**INFORMATION PROVIDED**:
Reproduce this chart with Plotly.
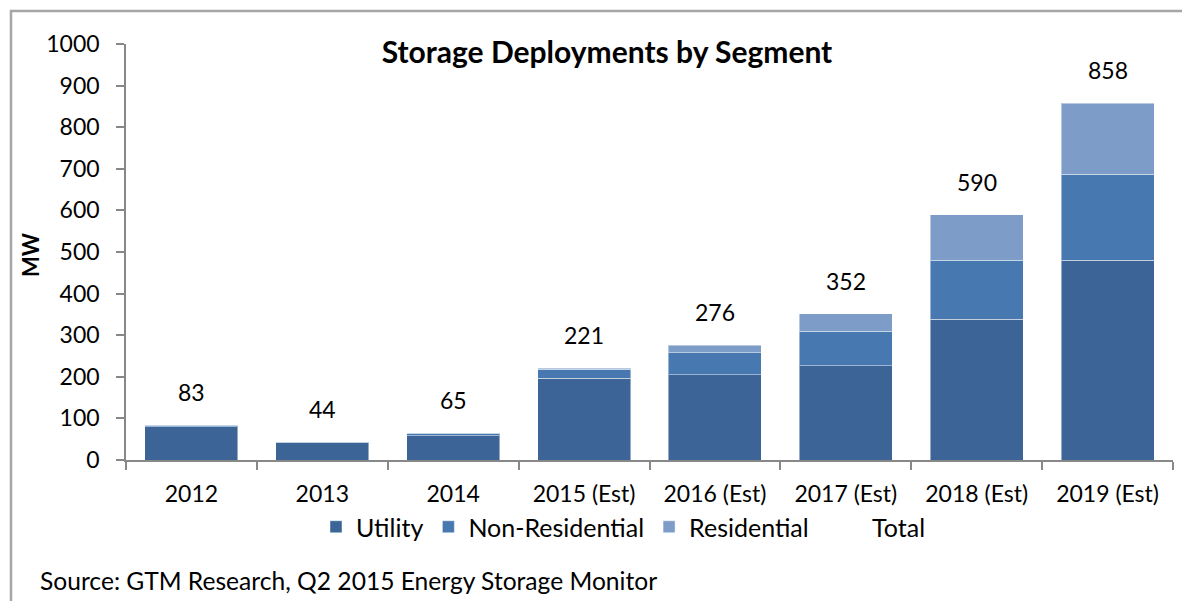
import plotly.graph_objects as go

categories = ["2012", "2013", "2014", "2015 (Est)", "2016 (Est)", "2017 (Est)", "2018 (Est)", "2019 (Est)"]
utility = [80, 43, 58, 197, 205, 226, 338, 480]
non_residential = [3, 1, 6, 21, 53, 83, 142, 207]
residential = [0, 0, 1, 3, 18, 43, 110, 171]
totals = [83, 44, 65, 221, 276, 352, 590, 858]
y_ticks = [0, 100, 200, 300, 400, 500, 600, 700, 800, 900, 1000]

FONT = "Lato"
OX, OY = 8, 8                      # page body margin offset
W, H = 1190 - OX, 601 - OY
PL, PR, PT, PB = 126, 1173, 44, 460  # plot area in window pixels
L, T = PL - OX, PT - OY
R, B = W - (PR - OX), H - (PB - OY)
pw, ph = PR - PL, PB - PT

def px_x(px):
    return (px - PL) / pw

def px_y(py):
    return (PB - py) / ph

fig = go.Figure()
edge = dict(color="rgba(255,255,255,0.45)", width=1)
fig.add_trace(go.Bar(x=categories, y=utility, name="Utility",
                     marker=dict(color="#3C6496", line=edge)))
fig.add_trace(go.Bar(x=categories, y=non_residential, name="Non-Residential",
                     marker=dict(color="#4878B0", line=edge)))
fig.add_trace(go.Bar(x=categories, y=residential, name="Residential",
                     marker=dict(color="#7E9CC8", line=edge)))
fig.add_trace(go.Scatter(x=categories, y=totals, name="&nbsp;&nbsp;&nbsp;Total", mode="lines",
                         line=dict(color="rgba(0,0,0,0)", width=0),
                         hoverinfo="skip"))

# category axis: annotation x given as category index
for i, t in enumerate(totals):
    fig.add_annotation(x=i, y=t, text=str(t), showarrow=False, yshift=33,
                       yanchor="middle", font=dict(family=FONT, size=23, color="#000"))

fig.add_annotation(x=px_x(30), y=px_y(255), xref="paper", yref="paper", text="<b>MW</b>",
                   textangle=-90, showarrow=False, xanchor="center", yanchor="middle",
                   font=dict(family=FONT, size=22, color="#000"))
fig.add_annotation(x=px_x(38), y=px_y(580), xref="paper", yref="paper",
                   text="Source: GTM Research, Q2 2015 Energy Storage Monitor",
                   showarrow=False, xanchor="left", yanchor="middle",
                   font=dict(family=FONT, size=24.6, color="#000"))

fig.add_shape(type="rect", xref="paper", yref="paper",
              x0=px_x(11), y0=px_y(11), x1=px_x(1260), y1=px_y(700),
              line=dict(color="#A6A6A6", width=2.5), fillcolor="rgba(0,0,0,0)", layer="below")

fig.update_layout(
    width=W, height=H,
    margin=dict(l=L, r=R, t=T, b=B, autoexpand=False),
    barmode="stack", bargap=0.29,
    plot_bgcolor="white", paper_bgcolor="white",
    title=dict(text="<b>Storage Deployments by Segment</b>", x=(607 - OX) / W, xanchor="center",
               y=1 - (52 - OY) / H, yanchor="middle", font=dict(family=FONT, size=30, color="#000")),
    font=dict(family=FONT, size=23, color="#000"),
    legend=dict(orientation="h", x=px_x(316), xanchor="left", y=px_y(527), yanchor="middle",
                font=dict(family=FONT, size=25, color="#000"), bgcolor="rgba(0,0,0,0)",
                traceorder="normal"),
    showlegend=True,
)
fig.update_xaxes(type="category", categoryorder="array", categoryarray=categories,
                 showline=True, linecolor="#888888", linewidth=1.5,
                 ticks="outside", tickson="boundaries", ticklen=8, tickcolor="#888888",
                 tickwidth=1.5, showgrid=False, tickangle=0, ticklabelstandoff=13,
                 tickfont=dict(family=FONT, size=23, color="#000"))
fig.update_yaxes(range=[0, 1000], tickvals=y_ticks, showline=True, linecolor="#888888",
                 linewidth=1.5, ticks="outside", ticklen=8, tickcolor="#888888", tickwidth=1.5,
                 showgrid=False, zeroline=False, ticklabelstandoff=12,
                 tickfont=dict(family=FONT, size=23, color="#000"))

fig.write_html("out.html")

**WHAT THE EXERCISE ASKS**: Repeat only the lines between the start of the data and the line with "import plotly.graph_objects as go", including those two lines, and skip the pictures.

**SOLUTION FOR THIS EXERCISE**:
Reproduce this chart with Plotly.
import plotly.graph_objects as go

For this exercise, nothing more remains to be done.